Deep Reinforcement Learning-Based Mobility-Aware Robust Proactive Resource Allocation in Heterogeneous Networks

Proactive resource allocation (PRA) is an essential technology boosting intelligent communication, as it can make full use of prediction and significantly improve network performance. However, most promising gains base on perfect prediction which is unrealistic. How to make PRA robust against prediction uncertainty and maximize benefits brought by prediction becomes an important issue. In this paper, we tackle this problem and propose a mobility-aware robust PRA approach (MRPRA) in heterogeneous networks. MRPRA pre-allocates resources in both time and frequency domains among mobile users with users' trajectories predicted by hidden Markov model.
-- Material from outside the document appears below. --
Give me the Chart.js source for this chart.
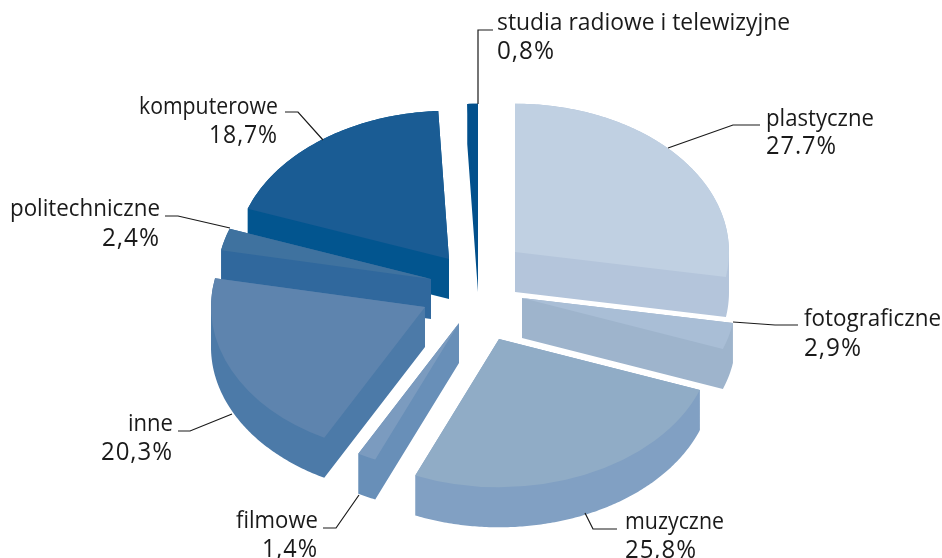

The objective is to minimize service delay under constraints of different levels of quality-of-service (QoS) requirement and mobility intensity. MRPRA is robust against prediction uncertainty by exploiting probabilistic constraint programming to model QoS requirements in a probabilistic sense. To this end, the probabilistic distribution of achievable rate is derived. To flexibly coordinate resource allocation among multiple mobile users over time horizon, a deep reinforcement learning based multi-actor deep deterministic policy gradient algorithm is designed. It learns robust PRA policies by distributed acting and centralized criticizing. Extensive numerical simulations are performed to analyze performances of the proposed approach.